Around 47 per cent of global consumers do not trust banks, accountancy firms and private equity firms to act in their best interest, with confidence in financial providers lowest in the UK, findings from member-based advisory firm CEB has revealed.

CEB’s Consumer Financial Monitor, conducted among 18,000 consumers across 24 countries, found that the most positive sentiment was among consumers in Spain and Sweden.

The most common concerns of consumers to trigger this low confidence are the inability of financial providers to share consumers’ own values and to offer them clear and simple policies. Only 10 per cent and 11 per cent respectively expressed confidence in these areas.

Meanwhile, 47 per cent of consumers said they did not feel confident that banks could keep their money safe, while only one in ten thought that they could keep their commitments and promises.

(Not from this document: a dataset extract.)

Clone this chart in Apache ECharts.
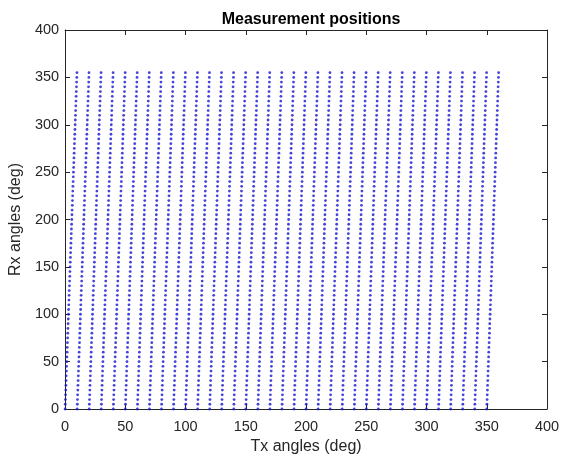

Consumers felt most unhappy about the quality and range of borrowing products, with one third saying they were dissatisfied with the service offered by their financial provider.

Peter Aykens, managing director in financial services at CEB, said: “The low ebb in consumer confidence reflects the uncertain lending environment for businesses, particularly SMEs, many of whom have had to look beyond the banks to alternative institutional funds.

“At the same time, the link between the wealth and confidence in providers seems to support the notion that HNWIs have been least affected by the recession.”